If you've had a particuarly bountiful harvest, it's time to think bigger than the fruit bowl. An apple rack is visually pleasing and very practical, but take our advice on how to store your apples correctly


Knowing how to store apples correctly is useful if you’ve had a particuarly bountiful harvest from your apple tree. Rather than overloading the fruit bowl, an apple rack is visually pleasing and very practical. Take our advice on how to store them correctly to give you plenty of time to make your favourite crumble.

If you’re looking for something different to do with your apples rather than another pie, take our advice on how to make cider and juices at home. Cider is enjoying a real comeback and it is very simple to make yourself. But before you start any home baking project, make sure you know how to judge pectin levels in fruit.
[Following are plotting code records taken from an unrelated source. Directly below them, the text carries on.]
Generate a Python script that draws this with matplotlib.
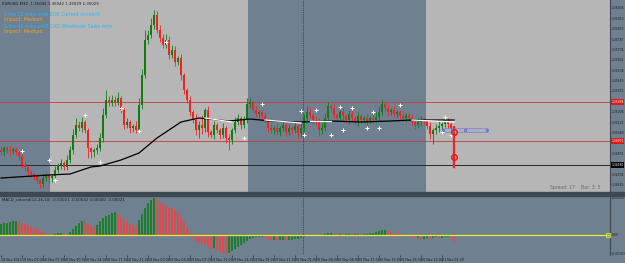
import numpy as np
import matplotlib
matplotlib.use('Agg')
import matplotlib.pyplot as plt
from matplotlib.patches import Rectangle

# ── colours ───────────────────────────────────────────────────────────────────
DARK_BG = '#6f8091'
LIGHT_BG = '#b6b6b6'
BULL = '#0f7d0f'
BEAR = '#f02222'
MACD_UP = '#1c7f2a'
MACD_DN = '#e04a4a'
PIP = 0.0001

# ── price data (EURUSD M30) ───────────────────────────────────────────────────
first_open = 1.34900
close = [
    1.34884, 1.34916, 1.34900, 1.34892, 1.34908, 1.34884, 1.34852, 1.34780, 1.34764, 1.34724,
    1.34708, 1.34692, 1.34660, 1.34628, 1.34676, 1.34700, 1.34676, 1.34692, 1.34740, 1.34780,
    1.34796, 1.34764, 1.34820, 1.34900, 1.35020, 1.35100, 1.35076, 1.35124, 1.35060, 1.34916,
    1.34884, 1.34900, 1.34916, 1.34996, 1.35180, 1.35300, 1.35276, 1.35300, 1.35284, 1.35316,
    1.35220, 1.35100, 1.35124, 1.35076, 1.35092, 1.35060, 1.35260, 1.35500, 1.35780, 1.35820,
    1.35900, 1.35980, 1.35860, 1.35796, 1.35740, 1.35780, 1.35660, 1.35700, 1.35604, 1.35636,
    1.35500, 1.35380, 1.35300, 1.35204, 1.35140, 1.35060, 1.35100, 1.35076, 1.35220, 1.35044,
    1.35020, 1.35100, 1.35060, 1.35020, 1.35076, 1.34996, 1.34980, 1.35060, 1.35124, 1.35156,
    1.35100, 1.35140, 1.35268, 1.35284, 1.35220, 1.35188, 1.35204, 1.35172, 1.35140, 1.35076,
    1.35060, 1.35076, 1.35044, 1.35076, 1.35100, 1.35044, 1.35076, 1.35060, 1.35092, 1.35036,
    1.35076, 1.35156, 1.35204, 1.35180, 1.35140, 1.35124, 1.35060, 1.35076, 1.35156, 1.35252,
    1.35236, 1.35180, 1.35156, 1.35204, 1.35172, 1.35140, 1.35188, 1.35156, 1.35124, 1.35172,
    1.35140, 1.35156, 1.35132, 1.35156, 1.35140, 1.35164, 1.35204, 1.35268, 1.35236, 1.35204,
    1.35220, 1.35188, 1.35204, 1.35172, 1.35156, 1.35180, 1.35156, 1.35124, 1.35100, 1.35124,
    1.35140, 1.35132, 1.35092, 1.35028, 1.35060, 1.35076, 1.35092, 1.35108, 1.35124, 1.35108,
    1.35076, 1.34796,
]
# wick lengths in pips above / below the body
wick_up = [
    3, 2, 2, 3, 2, 2, 1, 2, 3, 1, 2, 1, 2, 1, 3, 2, 1, 2, 3,
    2, 3, 2, 4, 3, 5, 6, 3, 4, 2, 2, 1, 2, 3, 4, 6, 8, 3, 4,
    3, 5, 2, 2, 3, 2, 2, 4, 6, 5, 8, 4, 6, 4, 3, 4, 3, 5, 3,
    4, 3, 2, 3, 2, 2, 3, 2, 5, 3, 8, 2, 3, 2, 3, 2, 2, 4, 2,
    3, 2, 4, 3, 2, 3, 5, 3, 2, 3, 2, 2, 3, 2, 3, 2, 3, 2, 3,
    2, 3, 2, 3, 2, 4, 3, 5, 4, 2, 3, 3, 5, 4, 3, 2, 3, 2, 3,
    4, 2, 3, 3, 2, 3, 2, 2, 3, 2, 3, 4, 5, 3, 2, 3, 2, 3, 2,
    2, 3, 2, 2, 3, 2, 4, 3, 2, 2, 3, 2, 3, 5, 2, 2, 3, 2, 2,
]
wick_dn = [
    2, 3, 2, 3, 2, 2, 3, 2, 2, 3, 2, 3, 2, 3, 2, 2, 4, 3, 2,
    2, 3, 2, 2, 2, 3, 2, 2, 3, 2, 8, 5, 4, 3, 2, 3, 2, 2, 2,
    3, 2, 2, 3, 2, 4, 3, 2, 2, 3, 2, 3, 2, 3, 2, 3, 2, 2, 3,
    2, 3, 2, 4, 3, 2, 3, 2, 4, 6, 5, 3, 4, 2, 3, 2, 3, 2, 4,
    8, 3, 2, 2, 3, 2, 2, 3, 2, 2, 3, 2, 2, 3, 2, 3, 2, 3, 2,
    3, 2, 3, 2, 4, 3, 2, 2, 2, 3, 2, 5, 3, 2, 2, 3, 2, 3, 2,
    3, 2, 3, 2, 2, 3, 2, 2, 3, 2, 2, 2, 3, 2, 2, 3, 2, 2, 3,
    2, 2, 3, 2, 2, 3, 2, 3, 2, 2, 4, 8, 3, 3, 2, 2, 3, 2, 4,
]

# moving average (black) and a second average (white) where it shows
ma_bars = [0, 16, 23, 30, 33, 40, 46, 52, 60, 66, 76, 83, 90, 100, 110, 120, 130, 137, 151]
ma_vals = [1.34676, 1.34700, 1.34708, 1.34764, 1.34772, 1.34820, 1.34876, 1.34996, 1.35124,
           1.35156, 1.35132, 1.35148, 1.35132, 1.35124, 1.35132, 1.35124, 1.35132, 1.35140, 1.35140]
white_bars = [[68, 77], [88, 100], [103, 110], [137, 151]]
white_vals = [[1.35156, 1.35124], [1.35140, 1.35116], [1.35132, 1.35132], [1.35140, 1.35124]]

# fractal marks
frac_bars = [7, 16, 18, 28, 33, 40, 46, 55, 81, 87, 100, 101, 105, 110, 113, 114, 117,
             122, 124, 126, 133, 148, 147, 150]
frac_vals = [1.34892, 1.34820, 1.34660, 1.35180, 1.34804, 1.35236, 1.35052, 1.35764, 1.34996,
             1.35268, 1.35212, 1.35020, 1.35220, 1.35020, 1.35244, 1.35060, 1.35236, 1.35076,
             1.35204, 1.35076, 1.35260, 1.35164, 1.35044, 1.35020]

# horizontal levels
res_levels = [1.35284, 1.34972]
bid_level = 1.34780
cursor_bar = 100.67

# session shading boundaries (bar units)
session_edges = [-0.5, 16.3, 82.3, 141.7, 205]
session_cols = [DARK_BG, LIGHT_BG, DARK_BG, LIGHT_BG]

# MACD histogram
macd = [
    0.00055, 0.00060, 0.00060, 0.00065, 0.00070, 0.00070, 0.00065, 0.00060, 0.00055, 0.00050,
    0.00040, 0.00035, 0.00030, 0.00020, 0.00015, 0.00005, 0.000025, 0.000025, 0.00005, 0.00010,
    0.00010, 0.000075, 0.00005, 0.00015, 0.00030, 0.00045, 0.00060, 0.00070, 0.00065, 0.00055,
    0.00045, 0.00040, 0.00050, 0.00070, 0.00085, 0.00095, 0.00100, 0.00110, 0.00115, 0.00105,
    0.00090, 0.00075, 0.00065, 0.00055, 0.00050, 0.00045, 0.00075, 0.00105, 0.00135, 0.00160,
    0.00175, 0.00185, 0.00180, 0.00165, 0.00150, 0.00145, 0.00140, 0.00135, 0.00125, 0.00110,
    0.00090, 0.00070, 0.00040, 0.00010, -0.00015, -0.00030, -0.00040, -0.00045, -0.00050, -0.00060,
    -0.00070, -0.00065, -0.00080, -0.00085, -0.00090, -0.00095, -0.00090, -0.00080, -0.00070, -0.00060,
    -0.00050, -0.00040, -0.00030, -0.00020, -0.00015, -0.00010, -0.00010, -0.00010, -0.00015, -0.00020,
    -0.00025, -0.00025, -0.00030, -0.00025, -0.00025, -0.00030, -0.00025, -0.00025, -0.00020, -0.00020,
    -0.00015, -0.00010, -0.00005, -0.00005, -0.00005, 0.000025, -0.00005, -0.00005, 0.00005, 0.00010,
    0.00010, 0.000075, 0.00005, 0.000075, 0.00005, 0.00005, 0.000075, 0.00005, 0.00005, 0.000075,
    0.00005, 0.00005, 0.00005, 0.00010, 0.00010, 0.00015, 0.00020, 0.00025, 0.00025, 0.00020,
    0.00015, 0.000125, 0.00010, 0.00005, 0.000025, -0.00005, -0.000075, -0.00010, -0.00015, -0.00015,
    -0.00020, -0.00020, -0.00015, -0.00020, -0.00015, -0.00010, -0.00015, -0.00015, -0.00010, -0.00010,
    -0.00015, -0.00035,
]

time_ticks = [0, 7, 14, 21, 28, 35, 42, 49, 56, 63, 70, 77, 84, 91, 98, 105, 112, 119, 126, 133, 140, 147]
time_labels = ['18 Nov 2013', '18 Nov 03:30', '18 Nov 07:00', '18 Nov 10:30', '18 Nov 14:00',
               '18 Nov 17:30', '18 Nov 21:00', '19 Nov 00:30', '19 Nov 04:00', '19 Nov 07:30',
               '19 Nov 11:00', '19 Nov 14:30', '19 Nov 18:00', '19 Nov 21:30', '20 Nov 01:00',
               '20 Nov 04:30', '20 Nov 08:00', '20 Nov 11:30', '20 Nov 15:00', '20 Nov 18:30',
               '20 Nov 22:00', '21 Nov 01:30']

# ── figure ────────────────────────────────────────────────────────────────────
W, H = 625, 263
fig = plt.figure(figsize=(W / 100, H / 100), dpi=100, facecolor=DARK_BG)

def fig_rect(x0, y0, x1, y1):
    """pixel box (top-left origin) -> figure fraction rect"""
    return [x0 / W, 1 - y1 / H, (x1 - x0) / W, (y1 - y0) / H]

ax = fig.add_axes(fig_rect(0, 0, 610, 192))
axm = fig.add_axes(fig_rect(0, 196, 610, 255), sharex=ax)
fig.patches.append(Rectangle((0, 1 - 196 / H), 1, 4 / H, transform=fig.transFigure,
                             color='#3e4852', zorder=0))

XMAX = 203
for a in (ax, axm):
    a.set_facecolor(DARK_BG)
    for s in a.spines.values():
        s.set_visible(False)
    a.spines['right'].set_visible(True)
    a.spines['right'].set_color('#3e4852')
    a.spines['right'].set_linewidth(0.8)
ax.set_xlim(-0.33, XMAX)

# sessions
for i, c in enumerate(session_cols):
    ax.axvspan(session_edges[i], session_edges[i + 1], color=c, lw=0, zorder=0)

# levels
for lv in res_levels:
    ax.axhline(lv, color='#c43a3a', lw=0.6, zorder=1)
ax.axhline(bid_level, color='#2a2a2a', lw=0.7, zorder=1)
ax.axvline(cursor_bar, color='#2e3640', lw=0.6, ls=(0, (1, 1.2)), zorder=1)
axm.axvline(cursor_bar, color='#2e3640', lw=0.6, ls=(0, (1, 1.2)), zorder=1)

# candles
c = np.array(close)
idx = np.arange(len(c))
o = np.r_[first_open, c[:-1]]
hi = np.maximum(o, c) + np.array(wick_up) * PIP
lo = np.minimum(o, c) - np.array(wick_dn) * PIP
cols = np.where(c >= o, BULL, BEAR)
ax.vlines(idx, lo, hi, colors=cols, lw=0.6, zorder=3)
body = np.maximum(np.abs(c - o), 0.00003)
ax.bar(idx, body, bottom=np.minimum(o, c), width=0.7, color=cols, lw=0, zorder=3)
ax.vlines(idx[-1], lo[-1], hi[-1], colors=BEAR, lw=1.6, zorder=4)

# averages
ax.plot(ma_bars, ma_vals, color='black', lw=0.9, zorder=4)
for b, v in zip(white_bars, white_vals):
    ax.plot(b, v, color='white', lw=0.9, zorder=5)

# fractals
ax.plot(frac_bars, frac_vals, ls='none', marker='+', ms=2.6, mew=0.7, color='white', zorder=6)

# drawn objects near the last bar
ax.add_patch(Rectangle((147.3, 1.35044), 14.7, 0.00032, facecolor='#9aa6d8', alpha=0.35,
                       edgecolor='#4a58c8', lw=0.8, zorder=5))
ax.plot([147.3, 154.6, 162], [1.35060] * 3, ls='none', marker='s', ms=1.3, mfc='none',
        mec='#4a58c8', mew=0.5, zorder=6)
ax.plot([151, 151], [1.35044, 1.34844], ls='none', marker='o', ms=4, mfc='none',
        mec='#e41c1c', mew=1.1, zorder=7)

# price axis (skip tick labels hidden under the level boxes)
marked = res_levels + [bid_level]
ticks = [t for t in np.arange(1.34625, 1.3608, 0.00083)
         if min(abs(t - lv) for lv in marked) > 0.00035]
ax.set_ylim(1.3610 - 192 * 0.00008, 1.3610)
ax.yaxis.tick_right()
ax.set_yticks(ticks)
ax.yaxis.set_major_formatter(plt.FormatStrFormatter('%.5f'))
ax.tick_params(axis='y', labelsize=2.2, colors='#1a1a1a', length=1.0, width=0.4, pad=0.4)
ax.tick_params(axis='x', bottom=False, labelbottom=False)
ytr = ax.get_yaxis_transform()
for lv in res_levels:
    ax.text(1.002, lv, f'{lv:.5f}', transform=ytr, fontsize=2.2, color='white', va='center',
            ha='left', bbox=dict(boxstyle='square,pad=0.2', fc='#e01818', ec='none'),
            zorder=10, clip_on=False)
ax.text(1.002, bid_level, f'{bid_level:.5f}', transform=ytr, fontsize=2.2, color='white',
        va='center', ha='left', bbox=dict(boxstyle='square,pad=0.2', fc='black', ec='none'),
        zorder=10, clip_on=False)

# header texts
ax.text(0.004, 0.988, 'EURUSD,M30  1.35042 1.35042 1.35029 1.35029', transform=ax.transAxes,
        fontsize=2.8, color='#1a1a1a', va='top')
news = [('1 hrs 13 mins until EUR Current Account', 0.94),
        ('5 hrs 43 mins until CAD Wholesale Sales m/m', 0.875)]
for txt, y in news:
    ax.text(0.006, y, txt, transform=ax.transAxes, fontsize=3.4, color='#33b4ee', va='top')
    ax.text(0.006, y - 0.028, 'Impact: Medium', transform=ax.transAxes, fontsize=3.4,
            color='#f0a21c', va='top')
ax.text(0.985, 0.012, 'Spread: 17    Bar: 3: 5', transform=ax.transAxes, fontsize=3.3,
        color='#6a6a6a', ha='right', va='bottom')

# ── MACD panel ────────────────────────────────────────────────────────────────
m = np.array(macd)
mcols = np.where(np.r_[m[0] - 1, m[:-1]] <= m, MACD_UP, MACD_DN)
axm.bar(idx, m, width=0.68, color=mcols, lw=0, zorder=3)
axm.axhline(0, color='#e4ea3a', lw=0.9, zorder=4)
axm.plot([XMAX - 0.6], [0], marker='s', ms=2.2, mfc='none', mec='#e4ea3a', mew=0.6,
         clip_on=False, zorder=5)
axm.set_ylim(-0.00100, 0.00195)
axm.yaxis.tick_right()
axm.set_yticks([0.00185, 0.0, -0.00092])
axm.set_yticklabels(['0.00220', '0.00', '-0.00103'])
axm.tick_params(axis='y', labelsize=2.2, colors='#1a1a1a', length=1.0, width=0.4, pad=0.4)
axm.text(0.004, 0.97, 'MACD_colored(12,26,10) -0.00021 -0.00042 0.00000 -0.00021',
         transform=axm.transAxes, fontsize=2.8, color='#1a1a1a', va='top')

axm.set_xticks(time_ticks)
axm.set_xticklabels(time_labels)
axm.tick_params(axis='x', labelsize=2.3, colors='#1a1a1a', length=1.5, width=0.4, pad=0.8)
for lbl in axm.get_xticklabels():
    lbl.set_ha('left')
axm.set_xlim(-0.33, XMAX)

fig.savefig('out.png', dpi=100, facecolor=DARK_BG)
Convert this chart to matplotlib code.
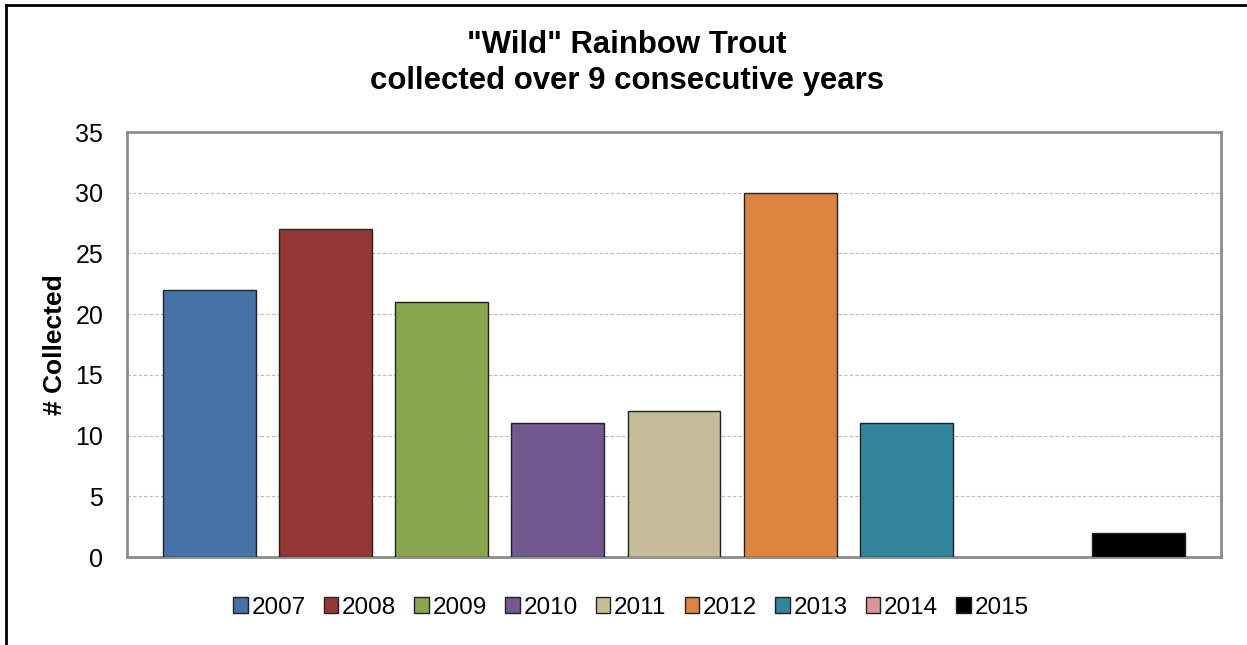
import numpy as np
import matplotlib.pyplot as plt
from matplotlib.lines import Line2D

plt.rcParams['font.family'] = ['Liberation Sans', 'DejaVu Sans']

years = ['2007', '2008', '2009', '2010', '2011', '2012', '2013', '2014', '2015']
collected = [22, 27, 21, 11, 12, 30, 11, 0, 2]
colors = ['#4572A7', '#953735', '#89A54E', '#71588F', '#C4BD97',
          '#DB843D', '#31859C', '#D99694', '#000000']

fig = plt.figure(figsize=(12.47, 6.45), dpi=100)
ax = fig.add_axes([0.1018, 0.1364, 0.8774, 0.6589])

x = np.arange(len(years))
handles = []
for i in range(len(years)):
    lw = 1 if collected[i] > 0 else 0
    b = ax.bar(x[i], collected[i], width=0.8, color=colors[i],
               edgecolor='#222222', linewidth=lw, zorder=3, label=years[i])
    handles.append(b)

ax.set_xlim(-0.71, 8.71)
ax.set_ylim(0, 35)
ax.set_yticks(range(0, 36, 5))
ax.set_xticks([])
ax.tick_params(axis='y', labelsize=18, length=0, pad=17)
ax.yaxis.grid(True, linestyle=(0, (3, 2)), color='#BBBBBB', linewidth=0.8, zorder=0)
for s in ax.spines.values():
    s.set_color('#8C8C8C')
    s.set_linewidth(2)

ax.set_ylabel('# Collected', fontsize=19, fontweight='bold', labelpad=6)

fig.text(0.503, 0.93, '"Wild" Rainbow Trout', ha='center', va='center',
         fontsize=22.4, fontweight='bold')
fig.text(0.503, 0.875, 'collected over 9 consecutive years', ha='center',
         va='center', fontsize=22.4, fontweight='bold')

leg_handles = [plt.Rectangle((0, 0), 1, 1, facecolor=c, edgecolor='#222222', linewidth=1)
               for c in colors]
fig.legend(handles=leg_handles, labels=years, loc='center', bbox_to_anchor=(0.506, 0.058),
           ncol=9, frameon=False, fontsize=17.5, handlelength=0.6, handleheight=0.6,
           handletextpad=0.15, columnspacing=0.75)

# outer border (left and top only visible)
fig.add_artist(Line2D([0.005, 0.005], [0, 0.992], color='black', lw=2, transform=fig.transFigure))
fig.add_artist(Line2D([0.005, 1], [0.992, 0.992], color='black', lw=2, transform=fig.transFigure))

fig.savefig('out.png', dpi=100)
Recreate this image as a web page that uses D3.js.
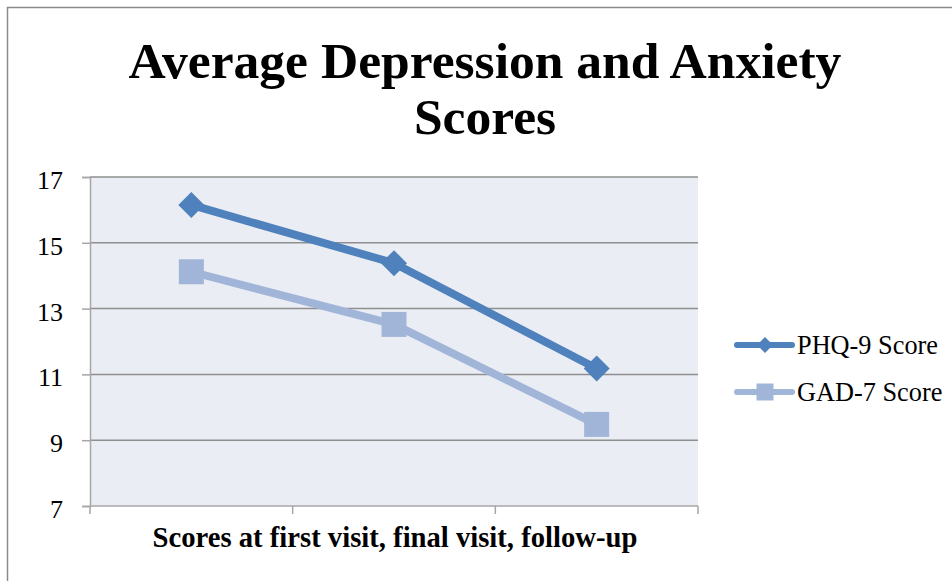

Last year we were given a wonderful apple rack on which to store our apples. Being a novice in this area I just placed them in the rack and left them. We were surprised how quickly many rotted or their skins discoloured. How can I prevent that this year?
SS, by email

Once picked, the apples should keep for a few weeks and in many cases months when stored in the right condition. They prefer a consistently cool, dark and slightly damp environment. To keep the fruit in good condition wrap each apple individually in greaseproof paper, carefully folding the paper round the fruit, holding it gently so that it is not bruised, then place the apple (folded end of the paper down) in the rack. If wrapping the apples seems too much of a chore, then check them regularly, removing any that show signs of disease or rotting. Some apples tend to shrivel when stored this way and these may keep better when stored in a plastic bag. Make several holes in the bag before filling to a maximum weight of 3kg, loosely seal the bag and store in a cool, dark environment.